The Corner

Re: Good Signs of Growth in the Jobs Numbers

I appreciate the signs of growth cited by Bob Stein in his post but am not prepared to share his conclusion that good signs may be found in the jobs numbers.

Bob notes that the unemployment rate has ticked down to 9 percent (from 9.1),  in contrast to a year ago when the unemployment rate was 9.7 percent. But just this spring the unemployment rate was 8.8 percent. In fact, the unemployment rate has been impressively stagnant for going on three years now — and  for 28 of the last 30 months it’s been at 9 percent or higher. Moreover, the U-6 rate (generally speaking, the total unemployed as a percentage of the civilian workforce) is 16.2 percent and has been tracking consistently in the 16–17 percent range for the last year.

Not to put too fine a point on it, but that’s abysmal. A tenth of a percentage point drop in the unemployment rate is a hopeful sign only because the rate has been staggeringly high for so long. U.S. non-farm payroll employment remains more than 6.4 million below where it was before the 2008 recession and has been tracking at that level all year. Also keep in mind that employment stats are notoriously elastic. To get a general sense of how the job market is doing, it’s necessary to examine a variety of employment measures — and then track them for several periods, as the numbers are usually subject to revision.

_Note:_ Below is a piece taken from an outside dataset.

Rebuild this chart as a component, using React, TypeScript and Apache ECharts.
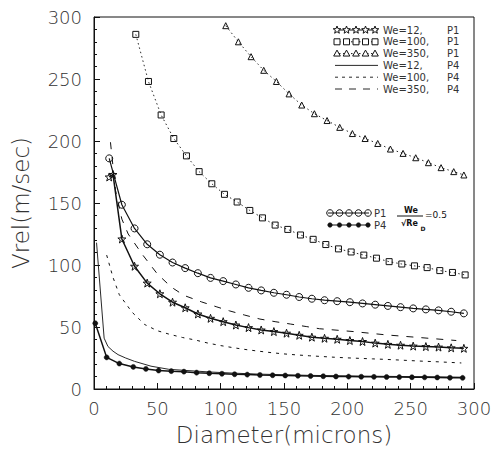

Bob cites improvements in chain-store sales, luxury-store sales, rail-car loadings, hotel occupancy, and steel production as pointing to a growing economy. Perhaps these numbers herald better days ahead. But in terms of future job creation, those indices are probably more than offset by employers’ concerns about the potential impact of Obamacare, the European debt crisis, the supercommittee negotiations, and a host of other issues that generate uncertainty.

Peter Kirsanow — Peter N. Kirsanow is an attorney and a member of the United States Commission on Civil Rights.